Another component mounter of the present invention includes:
(a) a plurality of parts feeders aligned in a component feeder carriage; and
(b) a transfer head for picking up components from the parts feeders and mounting them on a board. The transfer head has two or more suction nozzles for vacuum-holding components.
The suction nozzles are of different sizes, and they are aligned at a predetermined basic pitch and/or simple multiple of basic pitch, alongside the setting direction of the parts feeders, in two or more lines.
This configuration broadens the types of applicable components using the same mounter, increasing the component mounting efficiency.
The component mounting method of the present invention includes the step of simultaneously picking up two or more components from the parts feeders using a transfer head of a mounter described next.
The mounter for implementing the mounting method of the present invention includes a plurality of parts feeders aligned in a feeder carriage; and a transfer head for picking up components from the parts feeders and mounting them on a board. The transfer head has two or more suction nozzles for vacuum-holding components.
The suction nozzles are aligned at a predetermined basic pitch, alongside the setting direction of the parts feeders, in two or more lines. The nozzle lines are aligned perpendicular to the alignment direction of nozzles in each nozzle line.
This method enables to save machine installation space and make the mounter more compact. At the same time, components can be mounted with better efficiency by improving the feasibility of simultaneous pickup of two or more components.
Another component mounting method of the present invention relates to the process of picking up components from two or more parts feeders aligned in the component feeder carriage by using the transfer head.
The above transfer head has two or more nozzles for vacuum-holding components, and these nozzles are aligned at a predetermined basic pitch, alongside the parts feeders, in two or more lines.
The mounting method of the present invention includes the next steps.
(a) Capturing of an image of a calibration board using a camera which is disposed approximately in line with a nozzle line at the component feeder carriage side in several nozzle lines, or at nearer to the head attachment base side from the nozzle line. The camera integrally moves with the transfer head by a moving device for moving the transfer head.
(b) Processing of calibration data for the moving device based on image capturing results.
The above method enables to capture images in the entire calibration area.
Another component mounting method of the present invention also relates to the process of picking up components from two or more parts feeders aligned in the component feeder carriage and mounting them on a board by using the transfer head.
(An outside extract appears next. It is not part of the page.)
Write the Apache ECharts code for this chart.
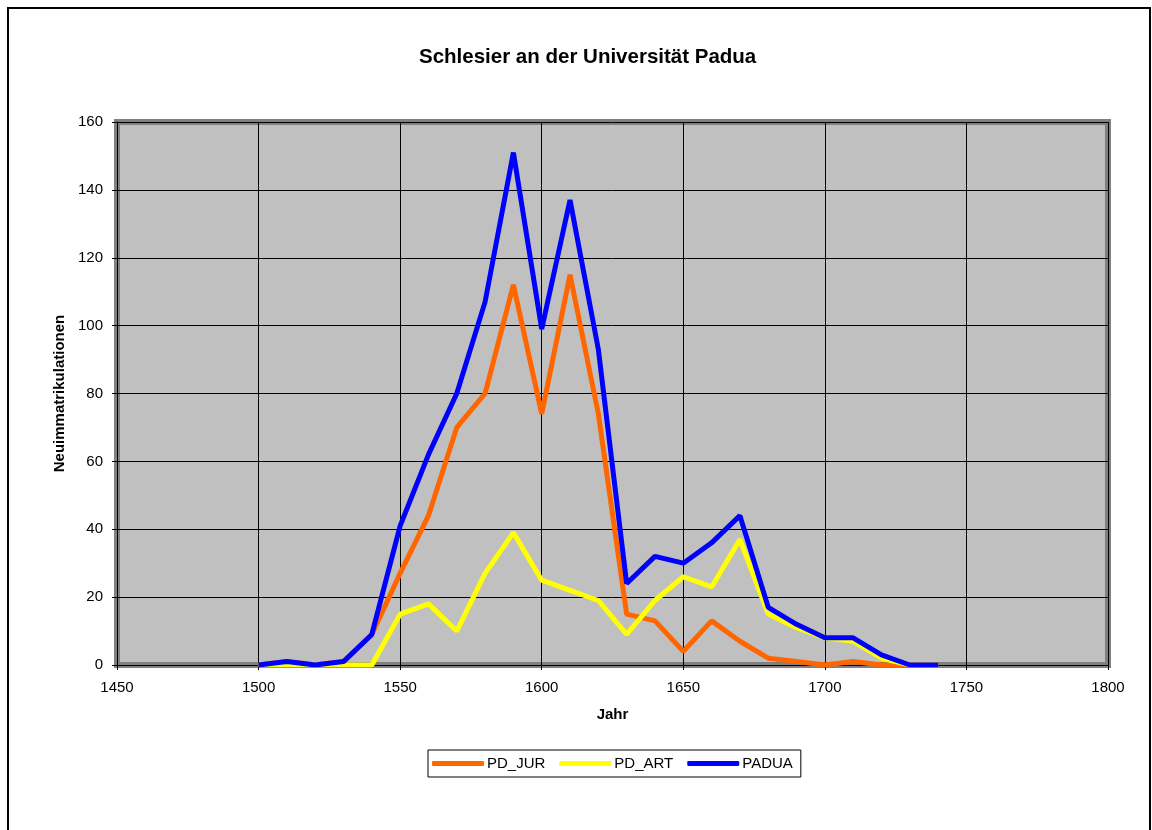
<!DOCTYPE html>
<html lang="de">
<head>
    <meta charset="UTF-8" />
    <title>Schlesier an der Universität Padua</title>
    <script src="https://cdn.jsdelivr.net/npm/echarts@6/dist/echarts.min.js"></script>
    <style>
        html, body { margin: 0; padding: 0; background: #fff; }
    </style>
</head>
<body>
    <div id="chart" style="width:1152px;height:830px;"></div>
    <script type="text/javascript">
        // Jahrzehnte 1500 - 1740
        var jahre = [1500, 1510, 1520, 1530, 1540, 1550, 1560, 1570, 1580, 1590, 1600, 1610, 1620,
            1630, 1640, 1650, 1660, 1670, 1680, 1690, 1700, 1710, 1720, 1730, 1740];
        var pdJur = [0, 1, 0, 1, 9, 27, 44, 70, 80, 112, 74, 115, 74, 15, 13, 4, 13, 7, 2, 1, 0, 1, 0, 0, 0];
        var pdArt = [0, 0, 0, 0, 0, 15, 18, 10, 27, 39, 25, 22, 19, 9, 19, 26, 23, 37, 15, 11, 8, 7, 2, 0, 0];
        var padua = [0, 1, 0, 1, 9, 41, 62, 80, 107, 151, 99, 137, 93, 24, 32, 30, 36, 44, 17, 12, 8, 8, 3, 0, 0];

        function paare(werte) {
            return jahre.map(function (j, i) { return [j, werte[i]]; });
        }

        var chart = echarts.init(document.getElementById('chart'));
        var font = 'Liberation Sans, Arial, sans-serif';
        var option = {
            animation: false,
            textStyle: { fontFamily: font },
            graphic: [{
                type: 'rect',
                shape: { x: 8, y: 8, width: 1142, height: 830 },
                style: { fill: 'none', stroke: '#000', lineWidth: 2 }
            }],
            title: {
                text: 'Schlesier an der Universität Padua',
                left: 414,
                top: 42,
                textStyle: { fontSize: 20.5, fontWeight: 'bold', color: '#000', fontFamily: font }
            },
            legend: {
                left: 428,
                top: 750,
                icon: 'roundRect',
                itemWidth: 52,
                itemHeight: 5,
                itemGap: 14,
                padding: [6, 8, 6, 4],
                borderColor: '#000',
                borderWidth: 1,
                textStyle: { fontSize: 15, color: '#000', fontFamily: font, padding: [0, 0, 0, -2] },
                data: ['PD_JUR', 'PD_ART', 'PADUA']
            },
            grid: {
                left: 117,
                right: 44,
                top: 122,
                bottom: 165,
                show: true,
                backgroundColor: '#C0C0C0',
                borderColor: '#808080',
                borderWidth: 6
            },
            xAxis: {
                type: 'value',
                min: 1450,
                max: 1800,
                interval: 50,
                name: 'Jahr',
                nameLocation: 'middle',
                nameGap: 42,
                nameTextStyle: { fontSize: 15, fontWeight: 'bold', color: '#000' },
                axisLine: { show: true, lineStyle: { color: '#000', width: 1 } },
                axisTick: { show: true, length: 5, lineStyle: { color: '#000' } },
                axisLabel: { fontSize: 15, color: '#000', margin: 15, formatter: function (v) { return String(v); } },
                splitLine: { show: true, lineStyle: { color: '#000', width: 1 } }
            },
            yAxis: {
                type: 'value',
                min: 0,
                max: 160,
                interval: 20,
                name: 'Neuimmatrikulationen',
                nameLocation: 'middle',
                nameGap: 47,
                nameTextStyle: { fontSize: 15, fontWeight: 'bold', color: '#000' },
                axisLine: { show: true, lineStyle: { color: '#000', width: 1 } },
                axisTick: { show: true, length: 5, lineStyle: { color: '#000' } },
                axisLabel: { fontSize: 15, color: '#000', margin: 14 },
                splitLine: { show: true, lineStyle: { color: '#000', width: 1 } }
            },
            series: [{
                name: 'PD_JUR',
                type: 'line',
                data: paare(pdJur),
                color: '#FF6600'
            }, {
                name: 'PD_ART',
                type: 'line',
                data: paare(pdArt),
                color: '#FFFF00'
            }, {
                name: 'PADUA',
                type: 'line',
                data: paare(padua),
                color: '#0000FF'
            }]
        };

        option.series.forEach(function (s) {
            s.symbol = 'none';
            s.lineStyle = { width: 5, color: s.color };
        });

        chart.setOption(option);
    </script>
</body>
</html>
The above transfer head for implementing the mounting method of the present invention has two ore more suction nozzles with different sizes for vacuum-holding components. These nozzles are aligned at a predetermined basic pitch and/or an simple multiple of basic pitch, alongside the parts feeders, in two or more lines.
The mounting method of the present invention includes the step of picking up several components with different sizes using this transfer head.
This method broadens the types of applicable components using the same mounter, improving the component mounting efficiency.